Thomas was conversant in literature, specifically Steinbeck. He had sought answers in books, then discovered Steinbeck was more socialist than he liked. He was not reconciled that a man could be overly concerned with this life without forsaking the hereafter. This was his decided belief.

Norman listened quietly. Thomas Strait was an honest man hiding a secret — bottles of booze under his bed. Within him, all the incongruities and inconsistencies of life, damnation and salvation fought it out, and somehow kindness and understanding emerged. He was a man who could give advice because of his foibles, because of his shortcomings.

Thomas Strait had got his schooling because of time served in the military at a community college with just enough communists to make it interesting.

He smiled knowingly as he said it. Sherwood, his grandson, was named after Sherwood Anderson. Thomas had read Winesburg, Ohio . What he believed was that a deeper knowledge of all things was not such a liberating gift. It left you, more times than not, alone in the world. He put opinion out there as a matter of guiding principle. He was open to debate, to seeing around an issue.

Thomas Strait was simply establishing a level playing field in the eyes of Norman, without ever overtly announcing his intention. He had that nascent gift and worldly comport of a man who could befriend a stranger in the way so few could in a world gone cold and calculated.

His eyes flit between Norman and the emerging landscape.

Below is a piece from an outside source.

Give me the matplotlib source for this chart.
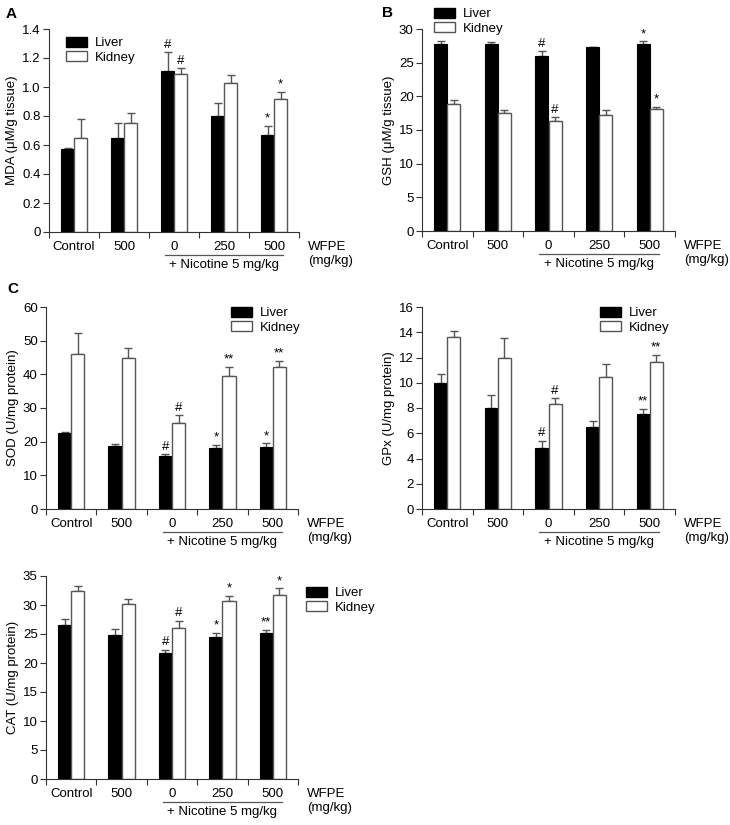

He continued. ‘In European literature, they are always in fear of becoming invisible, I mean up here, in the head. Inchoate feelings, Mr Price, that’s how I described it in a paper. My professor, she just about shit herself when she read it. The professors, they couldn’t give advice. They were trapped, and I was tending toward something of substance. I wore a stethoscope around my neck like a religious cross. It was salvation in a way. I had short-term and long-term goals.’